For one contemplating a long twenty-five mile or so hike it is well to choose a route where it is never necessary to march very far in a day for lack of intervening accommodations. In most of our country this is easily accomplished. The annual vacation hike can be well spent in one of our National Parks, the walkers’ paradise. Here the pedestrian can start from one of the many noted tourist centers and be certain of accommodations before the next night’s resting place: he can obtain vistas of famous scenery and gain a storehouse of pleasant memories which fully discount any hardship he may have experienced on the trail.

To accomplish a hike in the most approved form the arrangement of meals and travel should be varied somewhat from the conventional customs. A fairly early morning start should be made with but two meals in view—a ten a. m. breakfast and a five p. m. supper with perhaps a brief midday pause and a prepared lunch. This gives the man who cooks his own meals a long stretch of time for getting over the ground without the worry and time of cooking a noonday repast.
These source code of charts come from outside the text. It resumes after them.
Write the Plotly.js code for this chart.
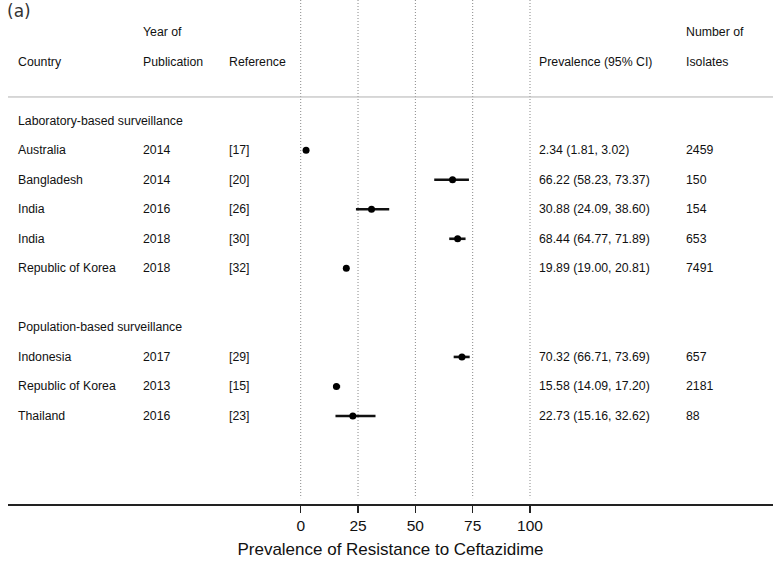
<!DOCTYPE html>
<html>
<head>
<meta charset="utf-8">
<script src="https://cdn.plot.ly/plotly-3.0.1.min.js"></script>
<style>
html,body{margin:0;padding:0;background:#fff;}
#chart{width:777px;height:561px;}
</style>
</head>
<body>
<div id="chart"></div>
<script>
// ---- data ----
var groups = ["Laboratory-based surveillance", "Population-based surveillance"];
var studyGroup = [0, 0, 0, 0, 0, 1, 1, 1];
var countries = ["Australia", "Bangladesh", "India", "India", "Republic of Korea", "Indonesia", "Republic of Korea", "Thailand"];
var years = ["2014", "2014", "2016", "2018", "2018", "2017", "2013", "2016"];
var refs = ["[17]", "[20]", "[26]", "[30]", "[32]", "[29]", "[15]", "[23]"];
var prevalence = [2.34, 66.22, 30.88, 68.44, 19.89, 70.32, 15.58, 22.73];
var ciLow = [1.81, 58.23, 24.09, 64.77, 19.00, 66.71, 14.09, 15.16];
var ciHigh = [3.02, 73.37, 38.60, 71.89, 20.81, 73.69, 17.20, 32.62];
var isolates = ["2459", "150", "154", "653", "7491", "657", "2181", "88"];
var tickVals = [0, 25, 50, 75, 100];
var xTitle = "Prevalence of Resistance to Ceftazidime";
var panelLabel = "(a)";

// ---- layout of rows ----
var rowOf = [];
var groupRow = [];
var r = 3, last = -1;
for (var i = 0; i < countries.length; i++) {
  if (studyGroup[i] !== last) {
    if (last !== -1) r += 1; // blank spacer row
    groupRow.push(r); r += 1; last = studyGroup[i];
  }
  rowOf.push(r); r += 1;
}

// column x positions (data units of the x axis)
var colCountry = -123.8, colYear = -69.4, colRef = -31.9, colPrev = 103.6, colN = 167.7;

var FONT = "'Liberation Sans', Arial, Helvetica, sans-serif";
var ann = [];
function addText(x, y, txt) {
  ann.push({x: x, y: y, xref: "x", yref: "y", text: txt, showarrow: false,
            xanchor: "left", yanchor: "middle", borderpad: 0,
            font: {family: FONT, size: 12.3, color: "#111"}});
}
// headers
addText(colYear, 0, "Year of");
addText(colN, 0, "Number of");
addText(colCountry, 1, "Country");
addText(colYear, 1, "Publication");
addText(colRef, 1, "Reference");
addText(colPrev, 1, "Prevalence (95% CI)");
addText(colN, 1, "Isolates");
for (var g = 0; g < groups.length; g++) addText(colCountry, groupRow[g], groups[g]);
for (var i = 0; i < countries.length; i++) {
  var y = rowOf[i];
  addText(colCountry, y, countries[i]);
  addText(colYear, y, years[i]);
  addText(colRef, y, refs[i]);
  addText(colPrev, y, prevalence[i].toFixed(2) + " (" + ciLow[i].toFixed(2) + ", " + ciHigh[i].toFixed(2) + ")");
  addText(colN, y, isolates[i]);
}
ann.push({x: 0, y: 1, xref: "paper", yref: "paper", xanchor: "left", yanchor: "top",
          xshift: -3, yshift: 1, showarrow: false, text: panelLabel,
          font: {family: "'DejaVu Sans', sans-serif", size: 17, color: "#333"}});

var yTop = -1.083, yBottom = 15.978, yLineEnd = 15.78;
var shapes = tickVals.map(function (v) {
  return {type: "line", xref: "x", yref: "y", x0: v, x1: v, y0: yTop, y1: yLineEnd,
          line: {color: "#888", width: 1, dash: "1px,2px"}, layer: "below"};
});
shapes.push({type: "line", xref: "paper", yref: "y", x0: 0, x1: 1, y0: 2.2, y1: 2.2,
             line: {color: "#b0b0b0", width: 1}});

var errPlus = prevalence.map(function (p, i) { return ciHigh[i] - p; });
var errMinus = prevalence.map(function (p, i) { return p - ciLow[i]; });

var trace = {
  type: "scatter", mode: "markers", x: prevalence, y: rowOf,
  marker: {color: "#000", size: 7},
  error_x: {type: "data", symmetric: false, array: errPlus, arrayminus: errMinus,
            color: "#111", thickness: 2.6, width: 0},
  hoverinfo: "skip", showlegend: false
};

var layout = {
  width: 777, height: 561,
  margin: {l: 8, r: 4, t: 0, b: 57},
  paper_bgcolor: "#fff", plot_bgcolor: "#fff",
  showlegend: false,
  xaxis: {range: [-127.65, 205.97], tickvals: tickVals, ticktext: tickVals.map(String),
          showgrid: false, zeroline: false, showline: true, linecolor: "#222", linewidth: 1.5,
          ticks: "outside", ticklen: 7, tickwidth: 1.2, tickcolor: "#222",
          tickfont: {family: FONT, size: 15.5, color: "#111"},
          title: {text: xTitle, font: {family: FONT, size: 17, color: "#111"}, standoff: 10},
          automargin: false, fixedrange: true},
  yaxis: {range: [yBottom, yTop], visible: false, showgrid: false, zeroline: false, fixedrange: true},
  annotations: ann,
  shapes: shapes
};

Plotly.newPlot("chart", [trace], layout, {displayModeBar: false, staticPlot: true});
</script>
</body>
</html>
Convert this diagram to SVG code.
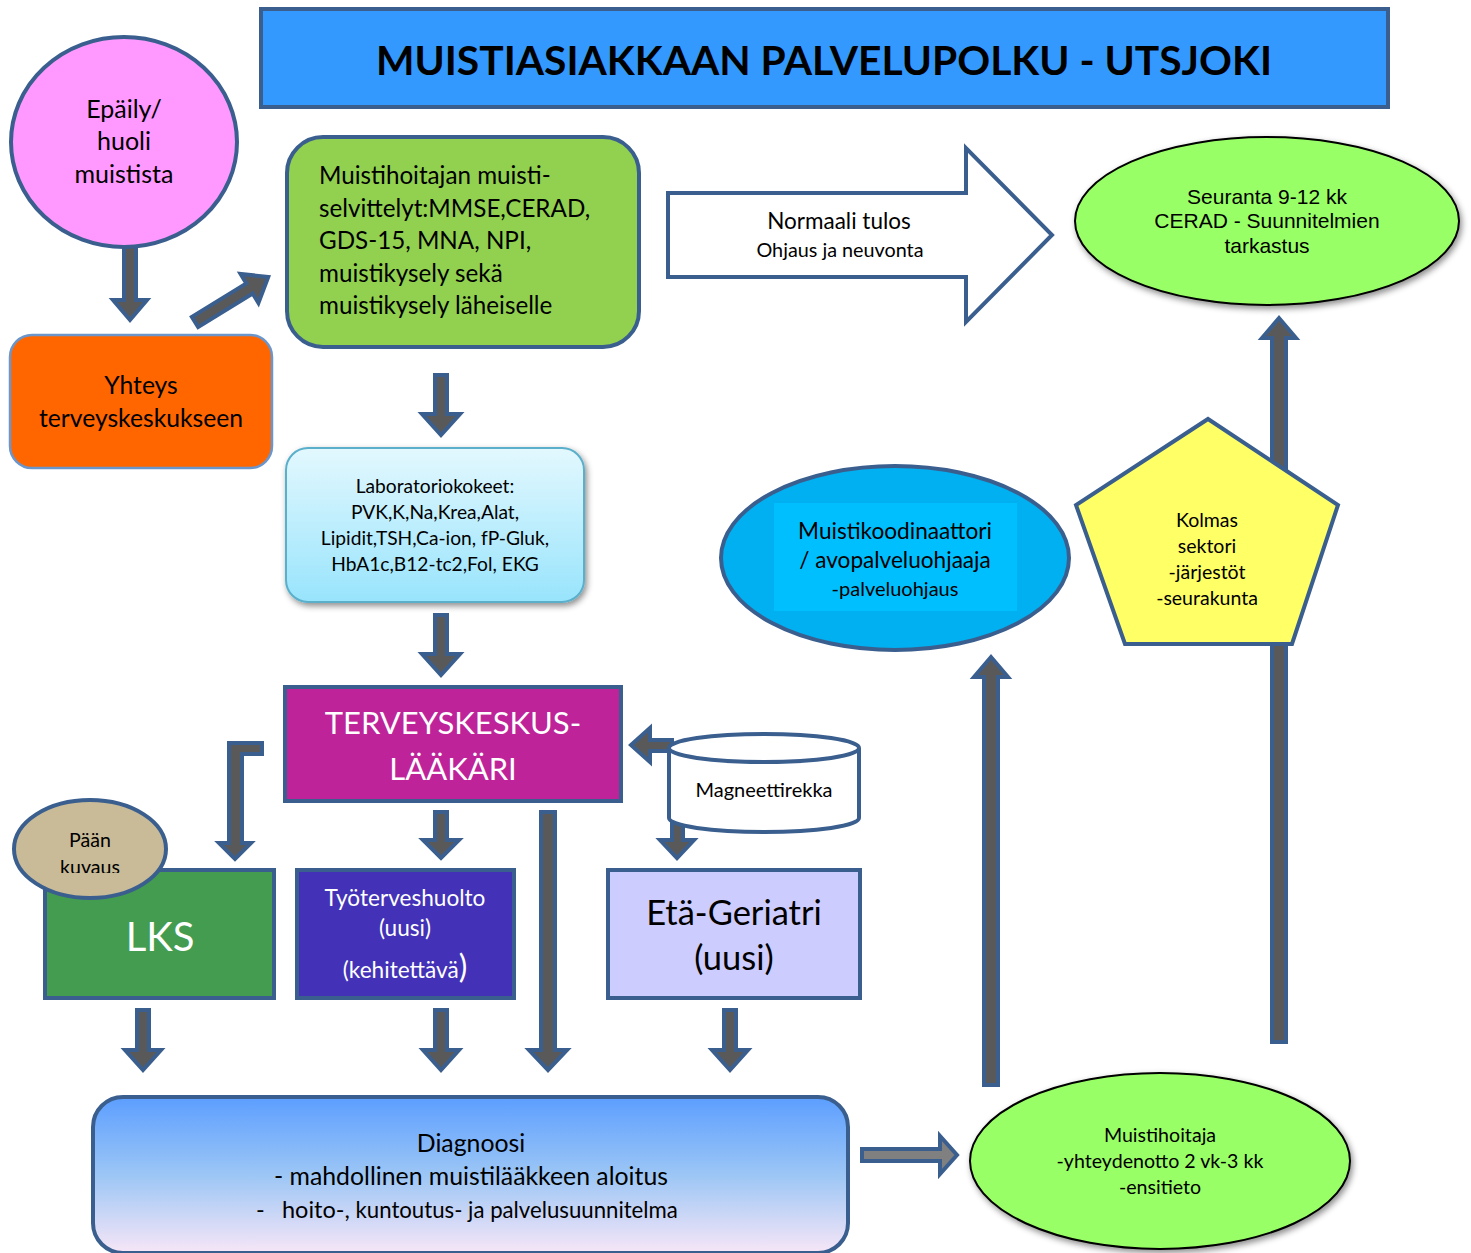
<svg xmlns="http://www.w3.org/2000/svg" width="1471" height="1253" viewBox="0 0 1471 1253">
<defs>
<style>
.t{font-family:Lato,"Open Sans","Liberation Sans",sans-serif;fill:#000;text-anchor:middle}
.w{fill:#fff}
.a{fill:#595959;stroke:#3A5F8F;stroke-width:4;stroke-linejoin:miter}
.ol{stroke:#3A5F8F;stroke-width:4}
</style>
<linearGradient id="labg" x1="0" y1="0" x2="0" y2="1"><stop offset="0" stop-color="#E3F8FE"/><stop offset="1" stop-color="#98E4FC"/></linearGradient>
<linearGradient id="diag" x1="0" y1="0" x2="0" y2="1"><stop offset="0" stop-color="#5C9EFF"/><stop offset="0.5" stop-color="#9CC6F5"/><stop offset="1" stop-color="#F7E6F7"/></linearGradient>
<filter id="sh" x="-10%" y="-10%" width="125%" height="130%"><feDropShadow dx="2" dy="3" stdDeviation="3" flood-color="#000" flood-opacity="0.45"/></filter>
<clipPath id="pc"><rect x="0" y="800" width="200" height="73"/></clipPath>
</defs>
<rect width="1471" height="1253" fill="#fff"/>

<g id="title">
<rect x="261" y="9" width="1127" height="98" fill="#3399FF" class="ol"/>
<text class="t" x="824" y="75" font-size="40" font-weight="bold" textLength="896" lengthAdjust="spacingAndGlyphs">MUISTIASIAKKAAN PALVELUPOLKU - UTSJOKI</text>
</g>

<g id="connectors">
<polygon class="a" points="124,235 136,235 136,300 147,300 130,320 113,300 124,300"/>
<polygon class="a" transform="translate(195,322) rotate(-31.6)" points="0,-6 64,-6 64,-17 86,0 64,17 64,6 0,6"/>
<polygon class="a" points="435,375 447,375 447,414 460,414 441,435 422,414 435,414"/>
<polygon class="a" points="435,615 447,615 447,654 460,654 441,675 422,654 435,654"/>
<polygon class="a" points="435,812 447,812 447,840 459,840 441,858 423,840 435,840"/>
<polygon class="a" points="541,812 555,812 555,1050 567,1050 548,1070 529,1050 541,1050"/>
<polygon class="a" points="137,1010 149,1010 149,1050 161,1050 143,1070 125,1050 137,1050"/>
<polygon class="a" points="435,1010 447,1010 447,1050 459,1050 441,1070 423,1050 435,1050"/>
<polygon class="a" points="724,1010 736,1010 736,1050 748,1050 730,1070 712,1050 724,1050"/>
<polygon class="a" points="672,818 683,818 683,840 694,840 677,858 660,840 672,840"/>
<polygon class="a" points="262,743 262,754 242,754 242,843 251,843 235,859 219,843 229,843 229,743"/>
<polygon class="a" points="672,740 672,751 650,751 650,762 631,745 650,728 650,740"/>
<polygon class="a" style="fill:#808080" points="862,1149 940,1149 940,1136 957,1155 940,1174 940,1161 862,1161"/>
<polygon class="a" points="984,1085 998,1085 998,677 1008,677 991,657 974,677 984,677"/>
<polygon class="a" points="1272,1042 1286,1042 1286,338 1296,338 1279,318 1262,338 1272,338"/>
</g>

<g id="epaily">
<ellipse cx="124" cy="142" rx="113" ry="105" fill="#FF99FF" class="ol"/>
<text class="t" font-size="25"><tspan x="124" y="118">Epäily/</tspan><tspan x="124" y="150">huoli</tspan><tspan x="124" y="183">muistista</tspan></text>
</g>

<g id="yhteys">
<rect x="10" y="335" width="262" height="133" rx="22" fill="#FF6600" stroke="#6A96CC" stroke-width="2.5"/>
<text class="t" font-size="24.7"><tspan x="141" y="394">Yhteys</tspan><tspan x="141" y="427">terveyskeskukseen</tspan></text>
</g>

<g id="muistihoitajan">
<rect x="287" y="137" width="352" height="210" rx="36" fill="#92D050" class="ol"/>
<text class="t" font-size="24.2" style="text-anchor:start"><tspan x="319" y="184">Muistihoitajan muisti-</tspan><tspan x="319" y="217">selvittelyt:MMSE,CERAD,</tspan><tspan x="319" y="249">GDS-15, MNA, NPI,</tspan><tspan x="319" y="282">muistikysely sekä</tspan><tspan x="319" y="314">muistikysely läheiselle</tspan></text>
</g>

<g id="normaali">
<polygon points="668,193 966,193 966,148 1052,235 966,322 966,277 668,277" fill="#fff" class="ol"/>
<text class="t" font-size="22.5" x="839" y="229">Normaali tulos</text>
<text class="t" font-size="19.8" x="840" y="257">Ohjaus ja neuvonta</text>
</g>

<g id="seuranta">
<ellipse cx="1267" cy="221" rx="192" ry="84" fill="#99FF66" stroke="#000" stroke-width="2" filter="url(#sh)"/>
<text class="t" font-size="21" style="font-family:'Liberation Sans',Arial,sans-serif"><tspan x="1267" y="204">Seuranta 9-12 kk</tspan><tspan x="1267" y="228">CERAD - Suunnitelmien</tspan><tspan x="1267" y="253">tarkastus</tspan></text>
</g>

<g id="lab">
<rect x="286" y="448" width="298" height="154" rx="22" fill="url(#labg)" stroke="#5AAFCB" stroke-width="2" filter="url(#sh)"/>
<text class="t" font-size="19.2"><tspan x="435" y="493">Laboratoriokokeet:</tspan><tspan x="435" y="519">PVK,K,Na,Krea,Alat,</tspan><tspan x="435" y="545">Lipidit,TSH,Ca-ion, fP-Gluk,</tspan><tspan x="435" y="571">HbA1c,B12-tc2,Fol, EKG</tspan></text>
</g>

<g id="tk">
<rect x="285" y="687" width="336" height="114" fill="#BE2399" class="ol"/>
<text class="t w" font-size="31"><tspan x="453" y="734">TERVEYSKESKUS-</tspan><tspan x="453" y="780">LÄÄKÄRI</tspan></text>
</g>

<g id="magneettirekka">
<path d="M669,748 L669,818 A95,14 0 0 0 859,818 L859,748" fill="#fff" class="ol"/>
<ellipse cx="764" cy="748" rx="95" ry="14" fill="#fff" class="ol"/>
<text class="t" font-size="20" x="764" y="797">Magneettirekka</text>
</g>

<g id="lks">
<rect x="45" y="870" width="229" height="128" fill="#449C50" class="ol"/>
<text class="t w" font-size="40" x="160" y="951">LKS</text>
</g>

<g id="paan">
<ellipse cx="90" cy="849" rx="76" ry="49" fill="#C9BB98" class="ol"/>
<text class="t" font-size="19.6" clip-path="url(#pc)"><tspan x="90" y="847">Pään</tspan><tspan x="90" y="874">kuvaus</tspan></text>
</g>

<g id="tyoterveys">
<rect x="297" y="870" width="217" height="128" fill="#4332B8" class="ol"/>
<text class="t w" font-size="22.6"><tspan x="405" y="906">Työterveshuolto</tspan><tspan x="405" y="936">(uusi)</tspan><tspan x="405" y="978">(kehitettävä<tspan font-size="32">)</tspan></tspan></text>
</g>

<g id="etageriatri">
<rect x="608" y="870" width="252" height="128" fill="#CCCCFF" class="ol"/>
<text class="t" font-size="34.5"><tspan x="734" y="925">Etä-Geriatri</tspan><tspan x="734" y="970">(uusi)</tspan></text>
</g>

<g id="diagnoosi">
<rect x="93" y="1097" width="755" height="156" rx="30" fill="url(#diag)" class="ol"/>
<text class="t" font-size="24.8"><tspan x="471" y="1152">Diagnoosi</tspan><tspan x="471" y="1185">- mahdollinen muistilääkkeen aloitus</tspan></text>
<text class="t" font-size="23.5" style="text-anchor:start"><tspan x="256" y="1218">-</tspan><tspan x="282" y="1218">hoito-,</tspan><tspan font-size="22.2"> kuntoutus- ja palvelusuunnitelma</tspan></text>
</g>

<g id="muistihoitaja">
<ellipse cx="1160" cy="1161" rx="190" ry="88" fill="#99FF66" stroke="#000" stroke-width="2" filter="url(#sh)"/>
<text class="t" font-size="19.6"><tspan x="1160" y="1142">Muistihoitaja</tspan><tspan x="1160" y="1168">-yhteydenotto 2 vk-3 kk</tspan><tspan x="1160" y="1194">-ensitieto</tspan></text>
</g>

<g id="kolmas">
<polygon points="1208,419 1338,505 1292,644 1125,644 1076,505" fill="#FFFF66" class="ol"/>
<text class="t" font-size="19.5"><tspan x="1207" y="527">Kolmas</tspan><tspan x="1207" y="553">sektori</tspan><tspan x="1207" y="579">-järjestöt</tspan><tspan x="1207" y="605">-seurakunta</tspan></text>
</g>

<g id="muistikoordinaattori">
<ellipse cx="895" cy="558" rx="174" ry="92" fill="#00B0F0" class="ol"/>
<rect x="774" y="503" width="243" height="108" fill="#00BFFF"/>
<text class="t" font-size="22.6"><tspan x="895" y="539">Muistikoodinaattori</tspan><tspan x="895" y="568">/ avopalveluohjaaja</tspan></text>
<text class="t" font-size="20" x="895" y="596">-palveluohjaus</text>
</g>
</svg>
A nine to ten hour sleep is none too little for anyone enjoying the healthful outdoor life, in fact the increased amount of sleep that one seems to require is one of the upbuilding features of such a trip and is not to be cut short for any reason. The amount of sleep needed is of course subject to individual peculiarities.

In real hot weather start at daybreak and you can get in a half day’s journey by the time the sun is hot. Slow down at the heat of day and hunt a shady retreat. On such days drink but little water and have it pure. One will perspire freely, which is good, for this is Nature’s way of cooling the body by evaporation: if one stops sweating there is real danger of heat stroke.

In wilderness travel the most dependable guides are the compass, combining with the North Star by night or the sun by day. Night travel is based on the North or Polar Star as the infallible guide. It is located by means of the big dipper which should be known to everyone. The two stars farthest from the handle and lowest are nearly in line and are called the “pointers.”

Of course, if the sun is shining you will have a reliable guide to direction, depending on the time of day.

The seasoned woods traveler goes principally by direction and he has developed to a higher or lesser degree the “bump” of locality or instinct of direction developed by his trained close observation. He gets the lay of the land, noting little things which are unusual, such as rocks, trees, sounds, course of stream flow, flora and fauna of the country and then he travels north, east, south and west of some special landmark, as a river, mountain, lake, etc. The use of the compass, North Star, etc., is much preferable to travel by landmarks, for north is always north whereas two landmarks may look alike and hence bewildering. If you expect to retrace your steps you should look frequently backward and impress the salient features of the landscape on your memory such as a cliff here, a distorted tree there, and the like.

In such a region, too, one should blaze the trail by chipping the bark off trees at intervals along the way and on both sides of the tree if one is to retrace the route. In a country covered by bushes blaze the trail by bending over a green bush in the direction in which you are going, snapping the stem or chopping it with an axe: the top pointing away from the trail. The underside of the leaves being of lighter shade than the upper marks such a sign conspicuously in the wilderness.

If you intend to hunt in unfamiliar territory where you must depend on your compass to get you out, a map showing the topography of the land is of great benefit. These quadrangles can be secured at the State Land Office, county seat or at the United States Land Office, the Post Office Department or of the United States Geological Survey, Washington. They are compiled from the field notes of surveyors and they indicate the location of streams, lakes, roads, mountain ranges, swamps, etc.